Thursday, April 28, 2011

What is left for people to do?

One of the great quandaries of the past few hundred years has been, what should all the people be doing?

First it was obvious. You had to eat after all, and it took most of the people working most of the time to make that happen. Most people worked on farms as they had for centuries. A few were hunter gatherers.

Then we started getting really good at farming. Now all of a sudden we didn't need so many people. So the people moved from farms to factories. Then we invented robots. The decline of manufacturing in America is not how most people portray it. It more closely resembles the decline of farming than, say the decline of the typewriter industry. It isn't that America doesn't make stuff anymore. We just don't need nearly the number of people to make all of that stuff now that CNC machines can do what a really good machinist was once needed for. So all of a sudden people had to find something else to do.

Standing behind a counter and taking people's money, selling things, taking care of kids and construction were good options people had. Now those jobs are slowly going the way of the farming jobs.

The last time I was at a movie theater I payed a machine rather than a person. The last time I got money from the bank it was from a machine rather than a person. The last time I bought a book it was from a machine rather than a person. I could easily have bought my food from the grocery store and the gas in my car from machines if I chose to do so. I don't even think it would be difficult to buy everything you use without ever interacting with a real person. So it seems clear that standing behind a counter to take people's money will not be a common career path in the near future.

Another one of the big career paths in the past was being a housewife. This career path seems to have been dying off as well. Smaller families and better home appliances turned that from a challenging full time profession requiring constant work, into watching television while you wait for the kids to come home from school. I don't envision millions of women returning to this way of life unless there are some very odd shifts in the world.

Now that so many people like me use the internet to research anything we want to buy, then simply buy it at the cheapest place possible sales jobs are becoming less common. While it is less publicized than some of the other careers there really is less and less place for salesmen in our modern society.

Construction is more complicated. It seems to have mostly collapsed because demand maxed out while raw material prices were high. I envision that it will come back as land prices get cheaper.
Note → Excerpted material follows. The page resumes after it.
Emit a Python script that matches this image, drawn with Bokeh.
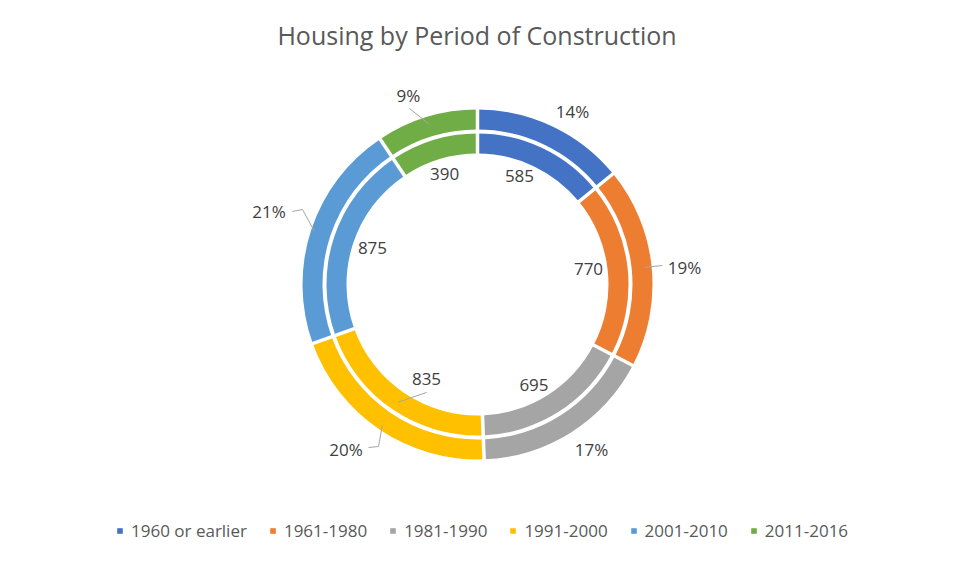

However, once again we are getting really good at construction. More and more work is done in a factory by robots, than quickly assembled into a final product on site. Just like cashiers, factory workers and farmers we won't be needing as high a percentage of our population working on construction projects unless we decide to build a whole lot more ambitious projects than we ever have before.

There are still some professions that have grown. Research, health care and college education come to mind. Still, I have trouble seeing these professions getting much bigger. More likely it will be something completely new.

I don't actually believe that we are yet at a golden age of robot assisted utopia where no one must work. In the short term what seems to be happening is that a few people who are highly talented or just lucky enough to break into the job market are making out like bandits while everyone else plays World of Warcraft. This may very well continue, we have been inventing better and better entertainment devices which may lead to more and more people dropping out of the labor force to enjoy them. There has been a several hundred year history though where old jobs became obsolete and new ones rose in prominence though. I rather expect something more interesting than people just working less and playing video games more, but that really does seem a plausible future.

If we end up that we actually need less people to provide the necessities of life than ever before, than I am less and less concerned about taxes. If only a few million Americans are needed to keep the rest of us supplied with food, clothes, healthcare, housing and other necessities than the best thing to do may simply be to tax the heck out of those people and use to proceeds to employ the rest of the population to do something interesting and useful. Space travel and environmental mitigation sound like two good options. Unfortunately I see it being more likely that these people will be employed to spy on people, imprison people, go to war(another profession robots seem to be dominating), or just generally make more red tape to prevent the few million people actually doing work from being very efficient.

It appears that slate is going to have a series of articles about this very subject. The economist has a good article about America's inability to provide jobs to people without significant education.